Et pourtant, le Rav notre maître écrit : “L’Assemblée d’Israël s’est éveillée à la résurrection”, pourquoi ? L’état d’Israël n’était pas encore créé ! Oui, mais les Juifs avaient commencé d’affluer vers la Terre d’Israël depuis 1881, et c’est de cela dont nous parlons : de l’implantation dans le pays, et de la construction du pays qui avait commencé. Le Maître du monde agit par toutes sortes de voies pour la délivrance de la nation, mais l’action principale est celle de l’intérieur, celle qui se développe dans les profondeurs de l’âme de la nation.

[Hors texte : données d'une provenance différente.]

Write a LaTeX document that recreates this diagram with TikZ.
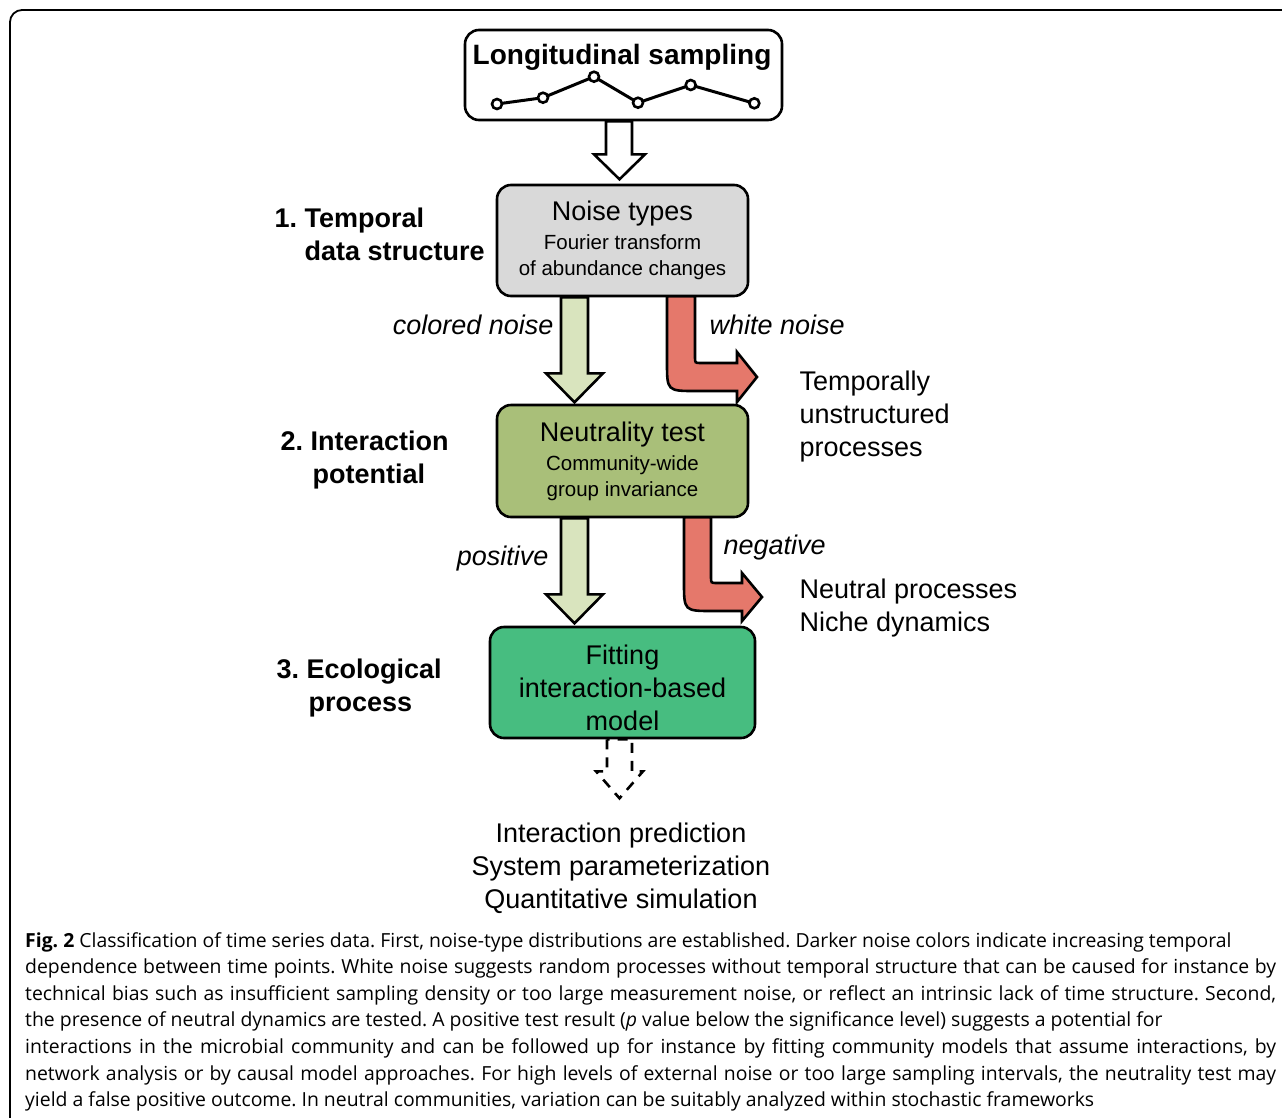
\documentclass[tikz,border=0pt]{standalone}
\usepackage{fontspec}
\setmainfont{Liberation Sans}
\newfontfamily\capfont{Open Sans}
\usetikzlibrary{positioning}
\frenchspacing

\definecolor{boxgray}{HTML}{D9D9D9}
\definecolor{testgreen}{HTML}{A9BF79}
\definecolor{fitgreen}{HTML}{47BD80}
\definecolor{palegreen}{HTML}{D9E4BE}
\definecolor{noisered}{HTML}{E5786B}

\newcommand{\subtxt}{\fontsize{20.5}{26}\selectfont}
\newcommand{\capline}[1]{\makebox[1251pt][s]{#1}}

\tikzset{
  bigtxt/.style={font=\fontsize{27}{33}\selectfont},
  boldtxt/.style={font=\bfseries\fontsize{27}{33}\selectfont},
  branchtxt/.style={font=\itshape\fontsize{27}{33}\selectfont},
  stepbox/.style={draw, line width=2.6pt, rounded corners=14pt, align=center, inner sep=0pt, bigtxt},
  fatarrow/.style={draw, line width=2.6pt, line join=miter},
}

\begin{document}
\begin{tikzpicture}[x=1pt,y=-1pt]
      \path[use as bounding box] (0,0) rectangle (1282,1117);
      \clip (0,0) rectangle (1282,1117);
      \draw[line width=1.8pt, rounded corners=12pt] (10,10) rectangle (1300,1140);

      % arrows first, the boxes cover their upper ends
      \draw[fatarrow, fill=noisered] (667,296) -- (667,362) .. controls (667,391) .. (696,391) -- (737,391)
			-- (737,402) -- (757,377) -- (737,352) -- (737,363) -- (701,363) .. controls (695,363) .. (695,357)
			-- (695,296) -- cycle;
      \draw[fatarrow, fill=noisered] (684,517) -- (684,582) .. controls (684,611) .. (713,611) -- (742,611)
			-- (742,621) -- (762,597) -- (742,573) -- (742,583) -- (717,583) .. controls (711,583) .. (711,577)
			-- (711,517) -- cycle;

      \node[stepbox, minimum width=317pt, minimum height=90pt] (sampling) at (623.5,75) {};
      \node[stepbox, fill=boxgray, minimum width=251pt, minimum height=111pt] (noise) at (622.5,240.5)
			{Noise types\\[-4pt]\subtxt Fourier transform\\[-7pt]\subtxt of abundance changes};
      \node[stepbox, fill=testgreen, minimum width=251pt, minimum height=112pt] (neutral) at (622.5,461)
			{Neutrality test\\[-4pt]\subtxt Community-wide\\[-7pt]\subtxt group invariance};
      \node[stepbox, fill=fitgreen, minimum width=265pt, minimum height=111pt] (fitting) at (622.5,682.5) {};
      \tikzset{every node/.append style={bigtxt}}
      \node[align=center] (fittext) at (622.5,688) {Fitting\\interaction-based\\model};
      \node[font=\bfseries\fontsize{28}{33}\selectfont] (samptitle) at (622,57) {Longitudinal sampling};
      \draw[line width=3pt] (497,104) coordinate (s1) -- (543,97.7) coordinate (s2) -- (594,76.7) coordinate (s3)
			-- (638,102.7) coordinate (s4) -- (690.7,85) coordinate (s5) -- (754.3,103.3) coordinate (s6);
      \foreach\i in {1,...,6} { \draw[line width=2.6pt, fill=white] (s\i) circle (5pt); }

      \draw[fatarrow, fill=white] (sampling.south) ++(-17.5,0) -- ++(0,33) -- ++(-12,0) -- ++(25.5,25)
			-- ++(25.5,-25) -- ++(-13,0) -- ++(0,-33) -- cycle;
      \draw[fatarrow, fill=palegreen] (noise.south) ++(-61.5,0) -- ++(0,76) -- ++(-15,0) -- ++(28.5,29)
			-- ++(28.5,-29) -- ++(-15,0) -- ++(0,-76) -- cycle;
      \draw[fatarrow, fill=palegreen] (neutral.south) ++(-61.5,0) -- ++(0,76) -- ++(-15,0) -- ++(28.5,29)
			-- ++(28.5,-29) -- ++(-15,0) -- ++(0,-76) -- cycle;
      \draw[fatarrow, dash pattern=on 10pt off 8pt] (fitting.south) ++(-15.5,0) -- ++(0,32) -- ++(-11,0)
			-- ++(23.5,27) -- ++(23.5,-27) -- ++(-11,0) -- ++(0,-32) -- cycle;

      \node[boldtxt, anchor=west, align=left] (step1) at (271,234) {1. Temporal\\\hspace*{30pt}data structure};
      \node[boldtxt, anchor=west, align=left] (step2) at (277,460) {2. Interaction\\\hspace*{32pt}potential};
      \node[boldtxt, anchor=west, align=left] (step3) at (273,688) {3. Ecological\\\hspace*{32pt}process};

      \node[branchtxt, anchor=east] (colored) at (557,325) {colored noise};
      \node[branchtxt, anchor=west] (white) at (706,325) {white noise};
      \node[branchtxt, anchor=east] (positive) at (552,559) {positive};
      \node[branchtxt, anchor=west] (negative) at (720,548) {negative};

      \node[anchor=west, align=left] (unstruct) at (796,417) {Temporally\\unstructured\\processes};
      \node[anchor=west, align=left] (nichetxt) at (796,608) {Neutral processes\\Niche dynamics};
      \node[align=center] (outcome) at (621,868.5) {Interaction prediction\\System parameterization\\Quantitative simulation};

      \node[anchor=north west, align=left, inner sep=0pt, font=\capfont\fontsize{19.4}{26.6}\selectfont] (caption) at (25,932) {%
	{\bfseries Fig. 2} Classification of time series data. First, noise-type distributions are established. Darker noise colors indicate increasing temporal\\
	\capline{dependence between time points. White noise suggests random processes without temporal structure that can be caused for instance by}\\
	\capline{technical bias such as insufficient sampling density or too large measurement noise, or reflect an intrinsic lack of time structure. Second,}\\
	the presence of neutral dynamics are tested. A positive test result ({\itshape p} value below the significance level) suggests a potential for\\
	\capline{interactions in the microbial community and can be followed up for instance by fitting community models that assume interactions, by}\\
	\capline{network analysis or by causal model approaches. For high levels of external noise or too large sampling intervals, the neutrality test may}\\
	yield a false positive outcome. In neutral communities, variation can be suitably analyzed within stochastic frameworks};
\end{tikzpicture}
\end{document}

Lorsque l’éveil vers Sion commença, les Juifs craignant Dieu se divisèrent sur la question. Certains dirent “nous devons prendre l’initiative et Dieu nous aidera”, comme le Mizrahi, et d’autres dirent : “Dieu prendra l’initiative et nous le suivrons”, c’était l’Agoudat Israël. Vint la troisième proposition, celle du Rav notre Maître, qui trancha entre eux en disant : “Dieu prend l’initiative et nous le suivons”“La situation actuelle de la Délivrance exprime le fondement de la vision des secrets :  l’Assemblée d’Israël ne reviendra à sa place dans l’avenir que si le Saint-Béni-Soit-Il et toutes ses armées viennent à elle, et la relèvent de la poussière avec de grands égards” [Orot, les Lumières de la Résurrection 32].

Le Rav notre maître s’exprime comme l’Agoudat Israël, mais ce qui change dans ses paroles, c’est qu’il voit ce qui est écrit, que “Dieu relèvera l’Assemblée d’Israël”, comme ce qui se passe maintenant. Dieu relève l’Assemblée d’Israël de l’intérieur par l’apparition des ‘âmes de la résurrection’ ; et non par une action pratique extérieure, comme une sorte de nuage qui viendrait les soulever ! Dieu relève Israël par le souffle d’une tempête intérieure. Mais un souffle intérieur sans retombées pratiques ne servirait pas à lui seul, il y a besoin à la fois du souffle intérieur et de nos efforts.

Ainsi, Dieu gère les circonstances et éveille le souffle intérieur.

Question : les hommes de l’Ancien Yichouv et de l’Agoudat Israël n’avaient-ils pas étudié le Zohar

Réponse : il se peut qu’ils l’aient étudié, mais ils ne l’ont pas compris. Certains l’étudient et le comprennent, d’autres ne l’étudient pas et ne le comprennent pas, et d’autres enfin l’étudient mais ne le comprennent pas. C’est le pire des cas. En voici un exemple. Quelqu’un me dit : “j’ai un penchant au bien, et ma femme a un penchant au mal”. Je lui demande : “pourquoi dis-tu cela ?” – Il répond : “parce que c’est écrit dans le Zohar que le penchant au mal a été créé pour la femme et le penchant au bien pour l’homme. Donc, chaque fois que ma femme veut une robe ou quelque chose comme ça, je lui dis : c’est le penchant au mal, c’est gaspiller de l’argent !”. Et le même homme gaspille de l’argent toute la journée, mais chez lui tout est penchant au bien, puisque c’est écrit dans le Zohar ! Je lui répondis deux choses : 1/ cesse d’étudier le Zohar ; 2/ l’explication de ce passage d’après Rabbi Moché Cordovero [Tomer Devora, chap. 6] est la suivante : si tu désires quelque chose de matériel, renonce, suis uniquement ton penchant au bien, ne t’occupe que de choses spirituelles ; mais si ta femme a le désir d’une chose matérielle, venant du côté du penchant, donne lui ce qu’elle veut, car l’utilité du penchant au mal, Dieu l’a créée pour la femme. Comme l’a dit Rabbi Israël Salanter“le côté matériel de ton ami, c’est ton côté spirituel à toi” [Tenouat Hamoussar I, p. 280, note 1].

Quand le Rav notre maître écrivit dans Orot le chapitre traitant de la culture physique, cela fit scandale et on le blâma publiquement à ce sujet. Le père du Rav en fut attristé, et il lui conseilla : “Peut-être devrais-tu dévoiler quelques-unes de tes sources”. Le Rav lui répondit : “Mes sources sont dans le Ari »zal. Son père poursuivit : “Alors écris-le !” – “Non”, répondit le Rav“si j’écris que cela vient du Ari »zal, cela les rendra encore plus furieux, car ils n’ont pas compris ses enseignements et ils diront que je les ai falsifiés”.